— START MATERIAL SUPPLIED —
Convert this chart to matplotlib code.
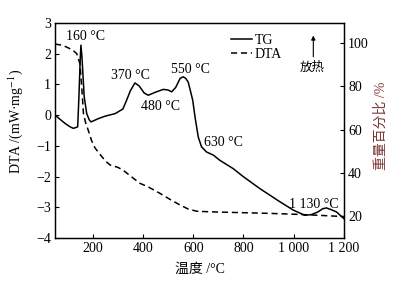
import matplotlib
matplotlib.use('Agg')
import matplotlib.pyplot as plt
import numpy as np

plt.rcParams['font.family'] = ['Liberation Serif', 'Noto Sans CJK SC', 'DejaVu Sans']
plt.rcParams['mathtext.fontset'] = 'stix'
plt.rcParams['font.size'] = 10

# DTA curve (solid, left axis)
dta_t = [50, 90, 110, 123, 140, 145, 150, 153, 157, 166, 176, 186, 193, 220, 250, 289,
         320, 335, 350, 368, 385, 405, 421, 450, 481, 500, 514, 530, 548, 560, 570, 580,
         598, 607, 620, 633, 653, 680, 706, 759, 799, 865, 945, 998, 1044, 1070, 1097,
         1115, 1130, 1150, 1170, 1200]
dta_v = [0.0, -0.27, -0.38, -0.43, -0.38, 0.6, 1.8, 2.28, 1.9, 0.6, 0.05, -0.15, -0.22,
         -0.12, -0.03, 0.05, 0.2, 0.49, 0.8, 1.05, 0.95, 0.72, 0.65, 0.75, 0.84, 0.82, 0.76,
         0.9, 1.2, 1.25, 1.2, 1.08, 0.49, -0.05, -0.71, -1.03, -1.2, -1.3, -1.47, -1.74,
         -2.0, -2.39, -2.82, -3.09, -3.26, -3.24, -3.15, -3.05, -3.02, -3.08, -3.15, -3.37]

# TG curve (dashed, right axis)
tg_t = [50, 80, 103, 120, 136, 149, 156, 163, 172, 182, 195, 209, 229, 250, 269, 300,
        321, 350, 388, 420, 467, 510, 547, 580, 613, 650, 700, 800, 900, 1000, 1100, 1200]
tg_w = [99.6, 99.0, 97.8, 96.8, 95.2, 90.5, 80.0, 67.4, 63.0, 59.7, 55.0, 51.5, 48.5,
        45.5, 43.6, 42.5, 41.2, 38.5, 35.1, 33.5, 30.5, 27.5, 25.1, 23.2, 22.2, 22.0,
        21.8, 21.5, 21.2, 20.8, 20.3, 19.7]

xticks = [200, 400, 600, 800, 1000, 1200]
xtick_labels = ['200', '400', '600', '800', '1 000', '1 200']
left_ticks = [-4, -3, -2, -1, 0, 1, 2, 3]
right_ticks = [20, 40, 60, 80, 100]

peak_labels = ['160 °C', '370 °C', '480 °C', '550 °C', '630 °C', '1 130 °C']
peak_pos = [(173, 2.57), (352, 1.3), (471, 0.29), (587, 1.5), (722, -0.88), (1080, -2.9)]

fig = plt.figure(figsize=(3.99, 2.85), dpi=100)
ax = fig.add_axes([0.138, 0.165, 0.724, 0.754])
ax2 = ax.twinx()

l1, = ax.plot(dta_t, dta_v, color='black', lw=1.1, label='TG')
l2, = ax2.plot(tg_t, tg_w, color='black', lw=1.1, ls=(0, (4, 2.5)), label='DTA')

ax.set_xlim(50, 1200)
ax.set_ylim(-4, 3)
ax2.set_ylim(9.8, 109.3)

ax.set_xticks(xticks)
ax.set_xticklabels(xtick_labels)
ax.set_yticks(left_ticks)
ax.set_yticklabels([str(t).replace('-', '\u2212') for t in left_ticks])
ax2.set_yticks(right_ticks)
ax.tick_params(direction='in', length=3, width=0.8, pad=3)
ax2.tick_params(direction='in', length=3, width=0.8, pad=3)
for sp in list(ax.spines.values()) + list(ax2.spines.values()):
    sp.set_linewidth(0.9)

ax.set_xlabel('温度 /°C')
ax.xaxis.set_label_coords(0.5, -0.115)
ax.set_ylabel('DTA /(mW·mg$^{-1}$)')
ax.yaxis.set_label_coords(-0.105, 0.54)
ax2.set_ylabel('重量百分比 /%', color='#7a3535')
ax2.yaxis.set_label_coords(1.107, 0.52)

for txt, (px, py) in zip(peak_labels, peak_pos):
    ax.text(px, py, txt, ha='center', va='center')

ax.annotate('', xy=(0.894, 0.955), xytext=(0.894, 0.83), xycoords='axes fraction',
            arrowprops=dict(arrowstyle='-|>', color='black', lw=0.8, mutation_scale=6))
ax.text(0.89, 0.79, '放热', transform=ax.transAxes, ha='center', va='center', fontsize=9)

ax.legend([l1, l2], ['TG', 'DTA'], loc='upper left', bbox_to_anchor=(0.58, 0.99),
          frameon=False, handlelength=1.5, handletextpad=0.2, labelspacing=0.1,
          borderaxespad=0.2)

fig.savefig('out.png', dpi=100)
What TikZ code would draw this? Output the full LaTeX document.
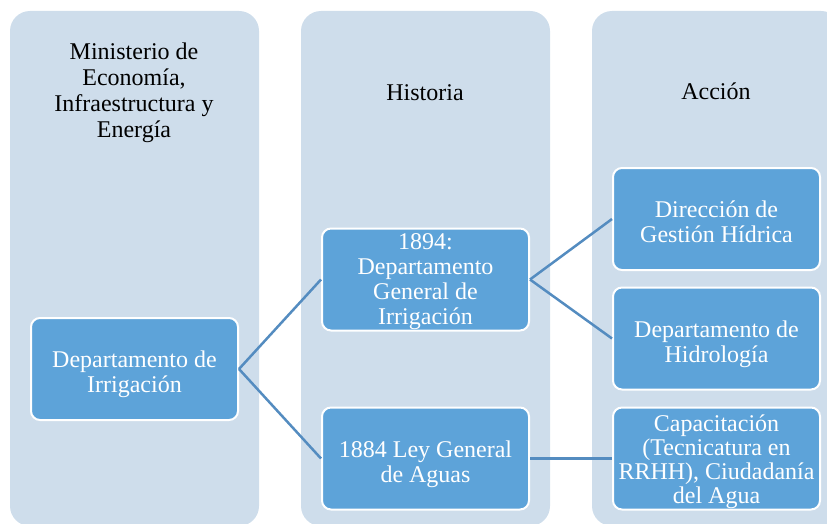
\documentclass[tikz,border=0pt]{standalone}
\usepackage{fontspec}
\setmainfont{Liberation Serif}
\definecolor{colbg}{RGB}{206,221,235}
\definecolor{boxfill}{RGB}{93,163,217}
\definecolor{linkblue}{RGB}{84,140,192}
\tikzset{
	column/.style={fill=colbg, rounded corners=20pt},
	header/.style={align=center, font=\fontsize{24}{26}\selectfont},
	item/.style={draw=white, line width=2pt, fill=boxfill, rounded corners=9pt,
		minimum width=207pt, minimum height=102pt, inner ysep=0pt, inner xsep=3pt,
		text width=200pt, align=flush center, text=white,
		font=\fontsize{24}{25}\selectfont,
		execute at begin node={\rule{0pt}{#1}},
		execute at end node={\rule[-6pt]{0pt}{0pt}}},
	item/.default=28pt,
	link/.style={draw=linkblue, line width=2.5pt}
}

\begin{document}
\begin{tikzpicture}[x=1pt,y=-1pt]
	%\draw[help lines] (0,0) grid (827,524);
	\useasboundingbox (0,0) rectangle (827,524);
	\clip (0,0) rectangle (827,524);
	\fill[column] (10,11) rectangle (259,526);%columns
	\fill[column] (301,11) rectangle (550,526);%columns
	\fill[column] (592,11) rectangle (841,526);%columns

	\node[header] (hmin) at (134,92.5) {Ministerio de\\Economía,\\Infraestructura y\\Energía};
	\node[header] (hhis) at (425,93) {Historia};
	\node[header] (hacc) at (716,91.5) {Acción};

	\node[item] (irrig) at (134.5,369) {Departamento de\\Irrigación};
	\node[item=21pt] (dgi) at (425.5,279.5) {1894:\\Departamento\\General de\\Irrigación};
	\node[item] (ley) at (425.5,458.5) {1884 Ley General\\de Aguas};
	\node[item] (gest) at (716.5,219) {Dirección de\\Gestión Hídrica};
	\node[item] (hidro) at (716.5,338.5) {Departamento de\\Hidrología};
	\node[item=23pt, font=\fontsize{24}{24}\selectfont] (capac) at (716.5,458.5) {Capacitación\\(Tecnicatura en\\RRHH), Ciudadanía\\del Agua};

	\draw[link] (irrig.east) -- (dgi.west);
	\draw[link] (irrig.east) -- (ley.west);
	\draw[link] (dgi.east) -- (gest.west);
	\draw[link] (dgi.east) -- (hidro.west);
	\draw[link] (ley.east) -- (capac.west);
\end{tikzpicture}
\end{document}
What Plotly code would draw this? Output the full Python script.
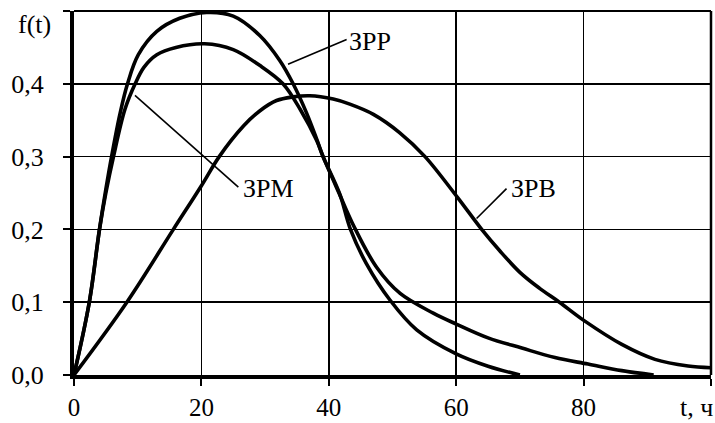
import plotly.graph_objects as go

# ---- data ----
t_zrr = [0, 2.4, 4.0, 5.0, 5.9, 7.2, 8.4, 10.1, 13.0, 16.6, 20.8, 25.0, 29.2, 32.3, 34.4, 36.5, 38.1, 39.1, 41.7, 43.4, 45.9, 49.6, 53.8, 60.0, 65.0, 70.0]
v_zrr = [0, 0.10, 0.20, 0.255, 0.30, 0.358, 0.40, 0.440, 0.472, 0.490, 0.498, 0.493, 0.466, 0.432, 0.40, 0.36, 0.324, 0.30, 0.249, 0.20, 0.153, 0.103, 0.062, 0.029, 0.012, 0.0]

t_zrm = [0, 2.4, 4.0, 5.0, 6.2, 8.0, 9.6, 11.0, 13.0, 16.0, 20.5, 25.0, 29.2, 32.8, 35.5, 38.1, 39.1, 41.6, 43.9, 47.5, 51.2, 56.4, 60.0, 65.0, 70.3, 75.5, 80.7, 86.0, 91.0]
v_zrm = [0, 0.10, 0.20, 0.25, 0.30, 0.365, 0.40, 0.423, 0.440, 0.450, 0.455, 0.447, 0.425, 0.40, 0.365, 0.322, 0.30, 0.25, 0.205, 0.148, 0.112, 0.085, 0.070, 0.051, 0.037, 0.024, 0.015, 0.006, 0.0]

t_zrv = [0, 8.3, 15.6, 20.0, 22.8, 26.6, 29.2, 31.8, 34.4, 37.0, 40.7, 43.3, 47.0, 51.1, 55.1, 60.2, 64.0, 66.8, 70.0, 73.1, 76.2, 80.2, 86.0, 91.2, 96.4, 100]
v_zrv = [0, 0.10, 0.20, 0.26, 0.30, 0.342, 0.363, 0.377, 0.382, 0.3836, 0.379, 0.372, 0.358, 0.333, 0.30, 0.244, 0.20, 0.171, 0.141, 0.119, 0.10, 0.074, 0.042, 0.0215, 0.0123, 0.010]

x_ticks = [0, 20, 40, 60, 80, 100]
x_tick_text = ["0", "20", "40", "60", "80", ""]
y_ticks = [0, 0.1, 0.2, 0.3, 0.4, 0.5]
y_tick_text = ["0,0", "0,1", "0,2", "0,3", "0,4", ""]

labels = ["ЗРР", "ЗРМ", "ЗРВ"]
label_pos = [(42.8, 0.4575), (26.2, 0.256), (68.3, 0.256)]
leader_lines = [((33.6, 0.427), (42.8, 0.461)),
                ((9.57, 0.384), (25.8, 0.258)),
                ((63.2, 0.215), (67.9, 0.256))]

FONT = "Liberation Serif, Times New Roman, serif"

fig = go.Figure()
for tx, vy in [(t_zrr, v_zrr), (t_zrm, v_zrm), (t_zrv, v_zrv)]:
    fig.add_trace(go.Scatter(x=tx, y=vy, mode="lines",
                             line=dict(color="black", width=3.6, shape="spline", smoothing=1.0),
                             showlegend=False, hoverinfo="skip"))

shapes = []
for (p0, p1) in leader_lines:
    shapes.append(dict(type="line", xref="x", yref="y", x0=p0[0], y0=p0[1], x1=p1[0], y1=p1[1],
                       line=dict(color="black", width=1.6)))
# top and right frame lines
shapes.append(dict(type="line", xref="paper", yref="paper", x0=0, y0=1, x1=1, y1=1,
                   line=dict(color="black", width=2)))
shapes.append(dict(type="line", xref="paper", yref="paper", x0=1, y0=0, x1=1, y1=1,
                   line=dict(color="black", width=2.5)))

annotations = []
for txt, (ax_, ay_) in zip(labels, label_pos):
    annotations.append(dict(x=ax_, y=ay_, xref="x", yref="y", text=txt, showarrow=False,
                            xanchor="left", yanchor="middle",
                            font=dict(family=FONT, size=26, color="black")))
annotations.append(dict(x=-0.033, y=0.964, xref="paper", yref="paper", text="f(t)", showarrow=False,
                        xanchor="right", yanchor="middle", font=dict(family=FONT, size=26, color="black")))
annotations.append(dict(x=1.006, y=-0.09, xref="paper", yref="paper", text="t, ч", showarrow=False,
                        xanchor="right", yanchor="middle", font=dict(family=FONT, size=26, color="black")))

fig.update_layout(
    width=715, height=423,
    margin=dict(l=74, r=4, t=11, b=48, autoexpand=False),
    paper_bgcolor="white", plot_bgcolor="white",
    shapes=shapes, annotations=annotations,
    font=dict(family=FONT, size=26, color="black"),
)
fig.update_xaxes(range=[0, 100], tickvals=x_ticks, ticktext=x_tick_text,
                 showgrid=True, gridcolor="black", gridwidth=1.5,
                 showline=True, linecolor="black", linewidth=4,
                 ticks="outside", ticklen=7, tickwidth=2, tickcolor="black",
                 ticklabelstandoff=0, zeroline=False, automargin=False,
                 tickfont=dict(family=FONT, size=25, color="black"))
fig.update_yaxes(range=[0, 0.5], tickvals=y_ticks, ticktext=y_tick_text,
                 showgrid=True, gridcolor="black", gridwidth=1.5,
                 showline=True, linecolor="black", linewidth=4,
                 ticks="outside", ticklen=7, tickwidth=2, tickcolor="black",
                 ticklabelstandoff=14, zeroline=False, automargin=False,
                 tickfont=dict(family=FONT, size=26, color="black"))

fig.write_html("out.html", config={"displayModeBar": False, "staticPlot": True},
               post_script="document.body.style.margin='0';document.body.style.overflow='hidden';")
— END MATERIAL SUPPLIED —
> THE PROBLEM:
From the records above, copy exactly the stretch from the line holding "What Plotly code" through the line holding "import plotly.graph_objects as go", both ends included, without the pictures.

> SOLUTION TO THE PROBLEM:
What Plotly code would draw this? Output the full Python script.
import plotly.graph_objects as go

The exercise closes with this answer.